Cox Proportional Hazard Analysis

#1
Please I have a dataset of 8000 clients linked to HIV treatment. There are 7 variables of interest and we are assessing loss to follow-up and missing data relationship. We plan to use Cox Proportional Hazard analysis. Lost to follow-up is the event of interest. Each of the 7 variables are missing in a proportion of the clients in the study. We have also created an 8th variable that categorized the dataset into clients with and without missing data. I intend on using SPSS for the analysis.
Please, as a note, all the clients missing any of the 7 variables will be excluded before including the variables in the model.
My question is, can I develop a valid cox model with LTFU as the dependent variable and the 7 variables as predictor variables and also include the 8th variable of the missing status as a predictor?
 

fed2

Active Member
#2
so the '8th variable' indicates that one of the other '7 variables is missing', or what is the 'missing data' it indicates.
 
#3
so the '8th variable' indicates that one of the other '7 variables is missing', or what is the 'missing data' it indicates.
Thank you for your response.
A proportion of the 8000 clients have at least one missing data in any of the 7 variables. The 8th variable called missing status was created where the 8000 clients were categorized into those that had no missing data and those that had at least one missing data.( So 2 categories, missing and not missing)
 

hlsmith

Less is more. Stay pure. Stay poor.
#4
If you are doing list wise deletion won't the 8th variable just be all 0s?

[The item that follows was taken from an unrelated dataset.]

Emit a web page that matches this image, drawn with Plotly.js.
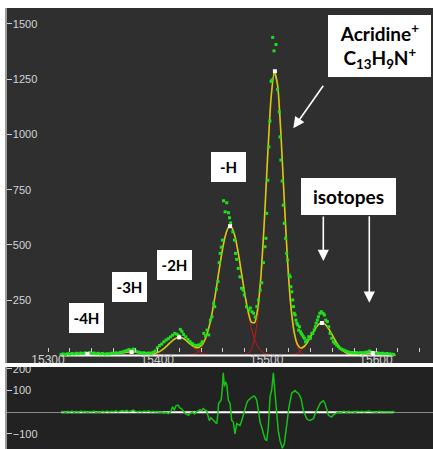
<!DOCTYPE html>
<html><head><meta charset="utf-8">
<script src="https://cdn.plot.ly/plotly-3.0.1.min.js"></script>
<style>html,body{margin:0;padding:0;background:#fff;}#chart{width:433px;height:449px;}</style>
</head><body><div id="chart"></div>
<script>
// ---- measured spectrum (green points) ----
const dataMass = [
15312,15314,15316,15318,15320,15322,15324,15326,15328,15330,
15332,15334,15336,15338,15340,15342,15344,15346,15348,15350,
15352,15354,15356,15358,15360,15362,15364,15366,15368,15370,
15372,15374,15376,15378,15380,15382,15384,15386,15388,15390,
15392,15394,15396,15398,15400,15402,15404,15406,15408,15410,
15412,15414,15416,15418,15419.5,15421,15422.5,15424,15426,15428,
15430,15432,15434,15436,15438,15440,15441,15442.5,15444,15445.5,
15447,15448.5,15450,15451.5,15452.5,15454,15455.5,15456.5,15457.5,15458.5,
15459.5,15460.5,15462,15463.5,15465,15466,15467,15469,15470.5,15471.5,
15472.5,15474,15475.5,15477,15478.5,15479.5,15481.5,15483.5,15485,15486.5,
15488,15489.5,15491,15492.5,15494,15495.5,15497,15498.5,15499.3,15500,
15501,15502,15503,15504,15504.8,15505.5,15506.7,15508.5,15510,15511.5,
15512.2,15513,15514.2,15515.1,15516,15517.3,15518.3,15519.2,15520.5,15521.5,
15522.2,15523,15523.8,15524.5,15525.2,15526,15526.8,15527.6,15528.4,15529.2,
15530,15530.8,15531.6,15532.5,15533.5,15534.5,15535.5,15537,15538.5,15540,
15541.2,15542.2,15543.5,15544.5,15545.3,15546.3,15547.3,15548.6,15550,15551.5,
15552.8,15554,15555.5,15556.8,15558,15559.5,15561,15562.5,15564,15565.5,
15567,15568.5,15570,15572,15574,15576,15578,15580,15582,15584,
15586,15588,15590,15592,15594,15596,15598,15600,15602,15604,
15606,15608,15610,15612,15614,15616];
const dataValue = [
5,7,4,8,6,9,7,10,8,11,
9,12,10,13,9,11,8,10,7,9,
6,8,7,10,9,12,10,14,16,19,
22,27,24,29,20,16,13,11,12,9,
11,10,14,20,35,45,52,62,70,76,
84,92,100,96,90,118,108,95,84,72,
62,54,47,45,48,52,62,100,88,115,
93,160,175,236,221,300,334,420,462,490,
522,700,650,691,646,623,600,560,522,462,
435,394,356,304,296,274,221,206,215,198,
191,174,221,251,296,329,420,492,530,643,
793,944,1061,1240,1246,1439,1378,1407,1203,1102,
989,884,789,680,598,530,462,432,364,356,
311,288,251,221,191,183,160,146,138,115,
130,108,100,93,85,78,62,70,85,78,
100,100,115,130,146,160,175,191,198,191,
183,160,153,130,100,78,62,55,47,40,
33,28,25,21,17,14,13,12,13,11,
13,12,14,16,20,15,12,13,11,9,
10,8,9,7,6,5];

// ---- fitted sum (yellow) ----
const fitMass = [
15312,15315,15318,15321,15324,15327,15330,15333,15336,15339,
15342,15345,15348,15351,15354,15357,15360,15363,15366,15369,
15372,15375,15378,15381,15384,15387,15390,15393,15396,15399,
15402,15405,15408,15411,15414,15417,15420,15423,15426,15429,
15432,15435,15438,15441,15444,15447,15450,15453,15456,15459,
15462,15465,15468,15471,15474,15477,15480,15483,15486,15489,
15492,15495,15498,15501,15504,15507,15510,15513,15516,15519,
15522,15525,15528,15531,15534,15537,15540,15543,15546,15549,
15552,15555,15558,15561,15564,15567,15570,15573,15576,15579,
15582,15585,15588,15591,15594,15597,15600,15603,15606,15609,
15612,15615,15618];
const fitValue = [
0.9,1.5,2.3,3.2,4.2,5.3,6.2,6.8,7.0,6.8,
6.2,5.6,4.8,4.3,4.3,4.8,6.1,8.1,10.4,12.7,
14.7,15.9,15.9,14.7,12.7,10.1,8.4,7.3,7.9,11.0,
17.3,27.2,40.2,54.7,68.5,78.4,82.0,78.6,69.2,56.5,
44.2,36.3,36.6,48.8,76.6,123.7,190.9,275.5,371.0,463.7,
538.0,579.6,579.6,538.0,463.7,371.6,278.1,199.3,150.4,149.0,
218.8,376.4,621.7,913.3,1164.8,1283.0,1222.0,1003.0,710.0,434.8,
230.1,109.0,51.1,34.0,39.6,57.9,82.8,109.7,132.3,145.3,
145.3,132.3,109.7,82.8,56.9,35.6,20.6,11.1,6.2,4.3,
4.4,5.4,7.3,9.2,10.5,11.0,10.5,9.2,7.3,5.4,
3.6,2.2,1.2];

// ---- fitted components (red), first mass of each on the fit grid ----
const compNames = ['-4H','-3H','-2H','-H','M','iso1','iso2'];
const compStart = [15312,15336,15378,15423,15471,15510,15558];
const comp4H = [0.9,1.5,2.3,3.2,4.2,5.3,6.2,6.8,7.0,6.8,6.2,5.3,4.2,3.2,2.3,1.5,0.9,0.6,0.3,0.1,0,0];
const comp3H = [0,0,0.1,0.3,0.6,1.1,2.0,3.3,5.2,7.5,10.1,12.7,14.7,15.9,15.9,14.7,12.7,10.1,7.5,5.2,3.3,2.0,1.1,0.6,0.3,0.1,0,0];
const comp2H = [0,0,0.1,0.35,0.9,2.1,4.6,9.0,16.2,26.6,39.9,54.7,68.5,78.4,82,78.4,68.5,54.7,39.9,26.6,16.2,9.0,4.6,2.1,0.9,0.35,0.1,0,0];
const compH = [0.2,0.7,1.8,4.3,9.7,20.4,39.8,72,121.6,190,275.5,371,463.7,538,579.6,579.6,538,463.7,371,275.5,190,121.6,72,39.8,20.4,9.7,4.3,1.8,0.7,0.2];
const compMain = [0,0.1,0.6,2.6,9.3,28.8,77,179,356,612,909,1163,1283,1222,1003,710,434,228,104,40.6,13.7,4.0,1.0,0.2,0,0];
const compIso1 = [0,0,0.3,0.8,2.1,5.0,10.5,20.3,35.6,56.9,82.8,109.7,132.3,145.3,145.3,132.3,109.7,82.8,56.9,35.6,20.3,10.5,5.0,2.1,0.8,0.3,0,0];
const compIso2 = [0,0,0,0.1,0.3,0.6,1.2,2.2,3.6,5.4,7.3,9.2,10.5,11,10.5,9.2,7.3,5.4,3.6,2.2,1.2];
const compValues = [comp4H,comp3H,comp2H,compH,compMain,compIso1,compIso2];

// ---- peak centres (white dots) ----
const centerMass = [15336,15376.5,15420,15466.5,15507.5,15550.5,15597];
const centerHeight = [7,15.9,82,585,1286,147,11];

// ---- residuals (lower panel) ----
const resMass = [
15312,15314,15316,15318,15320,15322,15324,15326,15328,15330,
15332,15334,15336,15338,15340,15342,15344,15346,15348,15350,
15352,15354,15356,15358,15360,15362,15364,15366,15368,15370,
15372,15374,15376,15378,15380,15382,15384,15386,15388,15390,
15392,15394,15396,15398,15400,15402,15404,15406,15408,15410,
15412,15414,15415.5,15417,15419,15420.5,15422,15424,15425.5,15427,
15428.5,15430,15432,15434,15436,15437.5,15439,15440.5,15442,15443.5,
15445,15446.5,15447.5,15449,15450,15451.5,15453,15454.3,15455.3,15456,
15457.3,15458.5,15459.5,15460.3,15461.3,15462.5,15463.5,15464.9,15466.5,15468,
15469.5,15471,15472.6,15474,15475.6,15477.2,15479.5,15481.7,15483,15484.8,
15486.5,15487.8,15489.3,15490.9,15492.4,15493.9,15495.5,15496.9,15498.5,15500,
15501.5,15502.3,15503.1,15504.6,15505.5,15506.1,15507.6,15509.2,15510.6,15512.2,
15514.3,15516.1,15518.3,15520.4,15522.9,15524.5,15525.9,15527.5,15528.9,15530,
15531.4,15533.5,15535,15536.6,15538,15539.6,15541,15542.7,15544.3,15545.8,
15547.3,15548.8,15550.3,15551.8,15553,15554,15555.2,15556.4,15558,15559.5,
15561,15562.5,15564,15565.5,15567,15569,15571,15573,15575,15577,
15579,15581,15583,15585,15587,15589,15591,15593,15595,15597,
15599,15601,15603,15605,15607,15609,15611,15613,15615,15617];
const resValue = [
0,3,-2,4,1,5,-1,3,0,6,
2,4,-2,3,1,5,-1,2,0,4,
1,6,2,5,3,7,2,5,8,4,
9,3,6,10,4,1,5,2,6,3,
7,2,5,1,4,-2,2,-4,0,-6,
1,25,10,30,33,20,17,4,-6,-10,
-14,-5,1,-8,4,6,12,8,17,10,
9,-20,-38,-25,-30,-40,-45,-53,-10,41,
48,60,120,182,119,140,127,56,41,-38,
-45,-100,-53,-58,-61,-38,9,41,55,64,
70,75,72,56,9,-45,-70,-92,-124,-131,
-69,0,72,103,140,182,88,-6,-85,-131,
-166,-147,-53,25,88,95,100,92,88,78,
64,9,-15,-30,-35,-38,-34,-30,-8,9,
25,41,48,53,45,33,10,-14,-20,-22,
-12,-6,-2,2,-4,3,5,-2,4,1,
3,-1,4,2,5,1,3,6,4,2,
3,0,4,1,3,2,4,1,3,2];

// ---- axis ticks ----
const xTickVals = [15300,15400,15500,15600];
const yTickVals = [250,500,750,1000,1250,1500];
const y2TickVals = [-100,100,200];
const baseRange = [dataMass[0], dataMass[dataMass.length-1]];

const traces = [];
compValues.forEach((vals, i) => {
  const i0 = fitMass.indexOf(compStart[i]);
  traces.push({type:'scatter', mode:'lines', name:compNames[i],
    x: fitMass.slice(i0, i0 + vals.length), y: vals,
    xaxis:'x', yaxis:'y', line:{color:'#d01414', width:1, shape:'spline', smoothing:0.6},
    hoverinfo:'skip'});
});
traces.push({type:'scatter', mode:'lines', x: fitMass, y: fitValue, xaxis:'x', yaxis:'y',
  line:{color:'#d2cc10', width:1.6, shape:'spline', smoothing:0.6}});
traces.push({type:'scatter', mode:'lines', x: baseRange, y:[0,0], xaxis:'x', yaxis:'y',
  line:{color:'#ffffff', width:2}});
traces.push({type:'scatter', mode:'markers', x: dataMass, y: dataValue, xaxis:'x', yaxis:'y',
  marker:{symbol:'square', size:3, color:'#1fe01f', line:{width:0}}});
traces.push({type:'scatter', mode:'markers', x: centerMass, y: centerHeight, xaxis:'x3', yaxis:'y',
  marker:{symbol:'square', size:4, color:'#ffffff', line:{width:0}}});
traces.push({type:'scatter', mode:'lines', x: baseRange, y:[0,0], xaxis:'x2', yaxis:'y2',
  line:{color:'#ffffff', width:2}});
traces.push({type:'scatter', mode:'lines', x: resMass, y: resValue, xaxis:'x2', yaxis:'y2',
  line:{color:'#14c414', width:1.5}});

const tickFont = {family:'Liberation Sans, Arial, sans-serif', size:11, color:'#d4d4d4'};
const xTickFont = {family:'Liberation Sans, Arial, sans-serif', size:12, color:'#d0d0d0'};
const xr = [15262.5, 15652.1];
const px = v => (v - 7) / 426;
const py = v => (449 - v) / 441;
const boxFont = s => ({family:'Lato, Open Sans, sans-serif', size:s, color:'#000000', weight:'bold'});
const box = (cx, cy, text, w, h, s) => ({xref:'paper', yref:'paper', x:px(cx), y:py(cy),
  xanchor:'center', yanchor:'middle', text:text, showarrow:false, width:w, height:h,
  bgcolor:'#ffffff', borderpad:0, borderwidth:0, font:boxFont(s)});
const arrow = (tx, ty, ax, ay) => ({xref:'paper', yref:'paper', x:px(tx), y:py(ty),
  text:'', showarrow:true, ax:ax, ay:ay, arrowhead:2, arrowsize:1.4, arrowwidth:1.6, arrowcolor:'#ffffff'});

const layout = {
  width:433, height:449,
  margin:{l:7, r:0, t:8, b:0, pad:0},
  paper_bgcolor:'#ffffff', plot_bgcolor:'#2f2f2f',
  showlegend:false, hovermode:false,
  xaxis:{domain:[0,1], anchor:'y', range:xr, showgrid:false, zeroline:false, showline:false,
    ticks:'', tickvals:xTickVals, tickformat:'d', ticklabelposition:'inside', ticklabelstandoff:-6, tickfont:xTickFont},
  xaxis3:{overlaying:'x', anchor:'free', position:py(346.5), side:'bottom', range:xr,
    showgrid:false, zeroline:false, showline:false, showticklabels:false,
    ticks:'outside', ticklen:4, tickwidth:1, tickcolor:'#d0d0d0', tick0:15300, dtick:20},
  yaxis:{domain:[py(363),1], anchor:'x', range:[-34,1572], showgrid:false,
    zeroline:true, zerolinecolor:'#9a9a9a', zerolinewidth:2,
    showline:true, linecolor:'#9a9a9a', linewidth:2,
    ticks:'inside', ticklen:5, tickwidth:1, tickcolor:'#d0d0d0',
    tickvals:yTickVals, ticklabelposition:'inside', tickfont:tickFont},
  xaxis2:{domain:[0,1], anchor:'y2', range:xr, showgrid:false, zeroline:false, showline:false,
    ticks:'', showticklabels:false},
  yaxis2:{domain:[0,py(367)], anchor:'x2', range:[-169.5,209], showgrid:false,
    zeroline:true, zerolinecolor:'#8a8a8a', zerolinewidth:1.5,
    showline:true, linecolor:'#9a9a9a', linewidth:2,
    ticks:'inside', ticklen:5, tickwidth:1, tickcolor:'#d0d0d0',
    tickvals:y2TickVals, ticklabelposition:'inside', ticklabeloverflow:'allow', tickfont:tickFont},
  shapes:[
    {type:'rect', xref:'x2 domain', yref:'y2 domain', x0:0, x1:1, y0:0, y1:1,
      fillcolor:'#222222', line:{width:0}, layer:'below'},
    {type:'rect', xref:'paper', yref:'paper', x0:px(8), x1:1, y0:py(367), y1:py(363),
      fillcolor:'#ffffff', line:{width:0}, layer:'above'}
  ],
  annotations:[
    box(86.5, 318, '-4H', 35, 30, 15),
    box(129.5, 287, '-3H', 35, 30, 15),
    box(174.5, 265, '-2H', 35, 30, 15),
    box(228.5, 167, '-H', 35, 30, 15),
    box(379.5, 46, 'Acridine<sup>+</sup><br>C<sub>13</sub>H<sub>9</sub>N<sup>+</sup>', 103, 62, 19),
    box(348.5, 196.5, 'isotopes', 95, 37, 19),
    arrow(293.3, 128.3, 31, -44),
    arrow(323.3, 261, 0, -46),
    arrow(369.3, 302.7, 0, -88)
  ]
};

Plotly.newPlot('chart', traces, layout, {staticPlot:true, displayModeBar:false});
</script></body></html>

Can a client die? If so, how do you treat that competing event? How much missingness is there, show in table with combination. And what is the cause of the missingness?
 
#5
Thank you for your response. Yes, you are perfectly correct, with listwise deletion, the 8th variable will be all 0s, I apologize for my lack of clarity, my initial note was incomplete. The initial analysis was a Kaplan Meier where all the clients missing any of the 7 variables were excluded and survival distributions were used to compare the different categories of each variable using a log-rank test. The 8th variable of missing status was also subjected to a Kaplan Meier comparing the clients with and without missing data. Then following that we wanted to do a Cox analysis to determine the probabilities of survival (the longer a client stays in the treatment program, the less likely the client will be lost to follow up) with respect to missing data. So in developing the Cox model, will it be valid to include the predictor variables with missing as one of their categories? or we include just include the 8th variable of missing status and control for gender and age?

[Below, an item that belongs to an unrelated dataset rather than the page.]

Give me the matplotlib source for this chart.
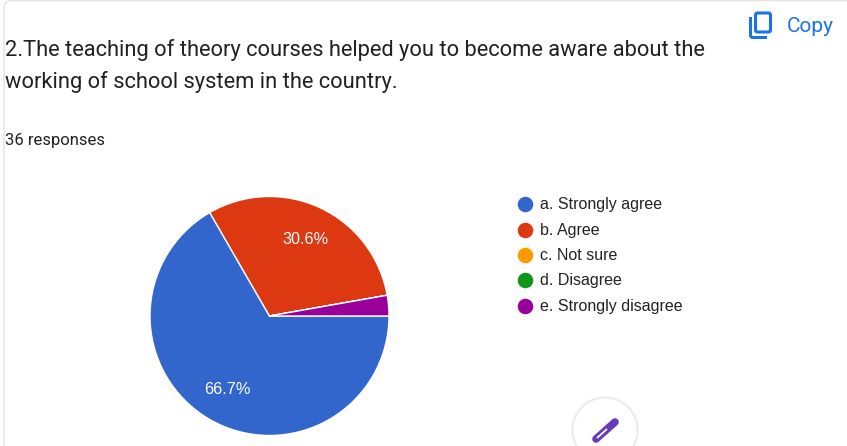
import matplotlib
matplotlib.use("Agg")
import matplotlib.pyplot as plt
from matplotlib.patches import Circle, FancyBboxPatch

categories = ["a. Strongly agree", "b. Agree", "c. Not sure", "d. Disagree", "e. Strongly disagree"]
counts = [24, 11, 0, 0, 1]
colors = ["#3366cc", "#dc3912", "#ff9900", "#109618", "#990099"]
title_lines = ["2.The teaching of theory courses helped you to become aware about the",
               "working of school system in the country."]
responses = "36 responses"

W, H = 847, 446
fig = plt.figure(figsize=(W / 100, H / 100), dpi=100)
ax = fig.add_axes([0, 0, 1, 1])
ax.set_xlim(0, W)
ax.set_ylim(H, 0)  # pixel coordinates, y pointing down
ax.axis("off")

# card border
ax.add_patch(FancyBboxPatch((4, 0.5), W + 40, H + 40, boxstyle="round,pad=0,rounding_size=8",
                            fc="white", ec="#e0e2e5", lw=1.0))

# header
for y, line in zip([50, 82], title_lines):
    ax.text(5, y, line, fontsize=15.78, family="Roboto", color="#202124", va="center", ha="left")
ax.text(5, 140, responses, fontsize=12, family="Roboto", color="#202124", va="center", ha="left")
ax.text(787, 26.5, "Copy", fontsize=15, family="Roboto", color="#1a73e8", va="center", ha="left")

# copy icon
ax.add_patch(FancyBboxPatch((755.5, 13), 15, 19, boxstyle="round,pad=0,rounding_size=2",
                            fc="none", ec="#1a73e8", lw=2.2))
ax.plot([750.5, 750.5, 752, 767], [17, 36, 37.5, 37.5], color="#1a73e8", lw=2.2,
        solid_capstyle="butt", solid_joinstyle="round")

# pie, y axis is inverted so counterclock runs clockwise on screen
wedges, texts, autotexts = ax.pie(
    counts, colors=colors, center=(269.5, 316), radius=119.5, startangle=0,
    autopct=lambda p: f"{p:.1f}%" if p > 5 else "", pctdistance=0.71,
    wedgeprops={"edgecolor": "white", "linewidth": 1.0},
    textprops={"color": "white", "fontsize": 11.7, "family": "Liberation Sans"},
    frame=True)
ax.set_xlim(0, W)
ax.set_ylim(H, 0)
ax.set_aspect("auto")
ax.axis("off")

# legend
legend_y = [204, 229.5, 255, 280, 305.5]
for name, col, y in zip(categories, colors, legend_y):
    ax.scatter([525], [y], s=125, color=col, linewidths=0, zorder=3)
    ax.text(540, y + 0.5, name, fontsize=11.55, family="Liberation Sans", color="#222222",
            va="center", ha="left")

# edit button
for r, a in [(34, 0.04), (33, 0.06)]:
    ax.add_patch(Circle((605, 430), r, fc="#000000", ec="none", alpha=a, zorder=4))
ax.add_patch(Circle((605, 430), 32, fc="white", ec="#ececec", lw=0.6, zorder=5))
ax.plot([596, 615], [439, 422], color="#673ab7", lw=5.5, solid_capstyle="round", zorder=6)
ax.plot([597, 607], [438, 429], color="white", lw=1.3, solid_capstyle="butt", zorder=7)

fig.savefig("out.png", dpi=100)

Yes the client can die and if officially notified, such a client is left-censored, also clients that are officially transferred are left-censored and those that remained in the treatment program as at the end of the study were right-censored, however, those that died without notification are regarded as lost to follow up including those that left or stopped treatment for whatever reason unknown to the center.

Missingness is generally less than 10% in all variables except gender, age where there are no missing variables and in weight and viral load counts where missingness is 19 and 51% respectively.
The causes of missingness varies from non-collection to non-documentation due to negligence to intention.